__Task__
Leaving out every picture, retype the lines below from the top through the one that contains "import matplotlib.pyplot as plt".

__Dataset content__
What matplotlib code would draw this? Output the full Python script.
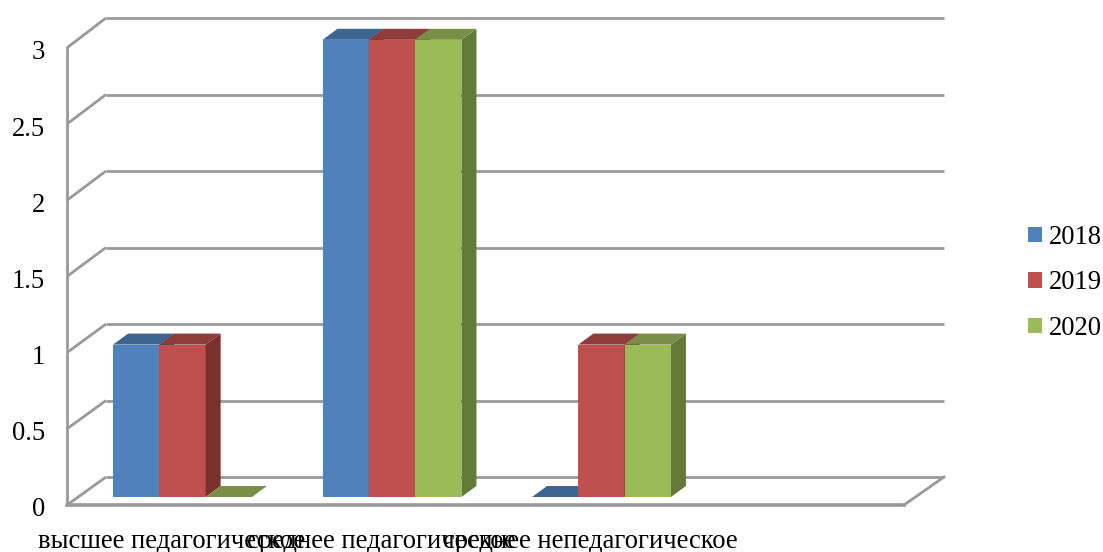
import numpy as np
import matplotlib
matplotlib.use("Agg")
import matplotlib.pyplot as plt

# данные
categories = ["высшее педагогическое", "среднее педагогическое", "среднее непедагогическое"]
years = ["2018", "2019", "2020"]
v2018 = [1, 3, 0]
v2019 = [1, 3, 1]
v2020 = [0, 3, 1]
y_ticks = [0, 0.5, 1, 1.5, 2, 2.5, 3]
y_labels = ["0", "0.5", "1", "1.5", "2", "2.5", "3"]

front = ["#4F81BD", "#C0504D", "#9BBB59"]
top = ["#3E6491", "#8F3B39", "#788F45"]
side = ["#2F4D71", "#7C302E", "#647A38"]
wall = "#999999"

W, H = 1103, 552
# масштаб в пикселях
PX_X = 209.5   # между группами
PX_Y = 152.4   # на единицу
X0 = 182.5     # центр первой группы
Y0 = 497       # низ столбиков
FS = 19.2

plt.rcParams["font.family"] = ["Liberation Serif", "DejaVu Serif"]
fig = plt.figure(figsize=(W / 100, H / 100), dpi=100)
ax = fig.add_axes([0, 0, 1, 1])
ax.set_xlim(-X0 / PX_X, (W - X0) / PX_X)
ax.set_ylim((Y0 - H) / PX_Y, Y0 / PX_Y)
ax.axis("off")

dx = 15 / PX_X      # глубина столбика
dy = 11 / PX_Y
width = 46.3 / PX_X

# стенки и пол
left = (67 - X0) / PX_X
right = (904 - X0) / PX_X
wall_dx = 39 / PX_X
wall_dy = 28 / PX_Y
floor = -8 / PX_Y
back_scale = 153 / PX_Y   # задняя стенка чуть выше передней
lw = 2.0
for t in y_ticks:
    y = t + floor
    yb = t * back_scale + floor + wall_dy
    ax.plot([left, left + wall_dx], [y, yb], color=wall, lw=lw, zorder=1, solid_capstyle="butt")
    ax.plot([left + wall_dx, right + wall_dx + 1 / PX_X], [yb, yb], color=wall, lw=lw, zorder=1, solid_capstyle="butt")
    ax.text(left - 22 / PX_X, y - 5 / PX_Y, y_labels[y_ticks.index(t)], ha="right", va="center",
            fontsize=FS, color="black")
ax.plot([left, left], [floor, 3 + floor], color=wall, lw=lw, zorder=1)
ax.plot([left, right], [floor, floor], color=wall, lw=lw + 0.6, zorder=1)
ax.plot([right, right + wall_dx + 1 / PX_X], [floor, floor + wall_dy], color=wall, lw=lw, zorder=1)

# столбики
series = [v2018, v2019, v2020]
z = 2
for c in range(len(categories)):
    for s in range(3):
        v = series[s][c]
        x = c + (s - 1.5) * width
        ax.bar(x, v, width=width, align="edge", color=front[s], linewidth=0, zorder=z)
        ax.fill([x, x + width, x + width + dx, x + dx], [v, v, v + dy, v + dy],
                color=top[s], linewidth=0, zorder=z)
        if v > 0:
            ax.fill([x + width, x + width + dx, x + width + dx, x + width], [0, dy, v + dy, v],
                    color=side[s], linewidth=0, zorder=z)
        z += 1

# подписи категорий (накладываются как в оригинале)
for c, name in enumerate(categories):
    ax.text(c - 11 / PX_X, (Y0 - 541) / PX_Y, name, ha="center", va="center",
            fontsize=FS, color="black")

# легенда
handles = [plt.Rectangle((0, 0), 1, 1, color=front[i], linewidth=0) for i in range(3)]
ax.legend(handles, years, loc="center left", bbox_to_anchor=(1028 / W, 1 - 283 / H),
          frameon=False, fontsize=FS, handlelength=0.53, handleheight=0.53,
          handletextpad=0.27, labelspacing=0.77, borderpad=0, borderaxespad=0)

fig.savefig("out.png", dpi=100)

__Problem solution__
What matplotlib code would draw this? Output the full Python script.
import numpy as np
import matplotlib
matplotlib.use("Agg")
import matplotlib.pyplot as plt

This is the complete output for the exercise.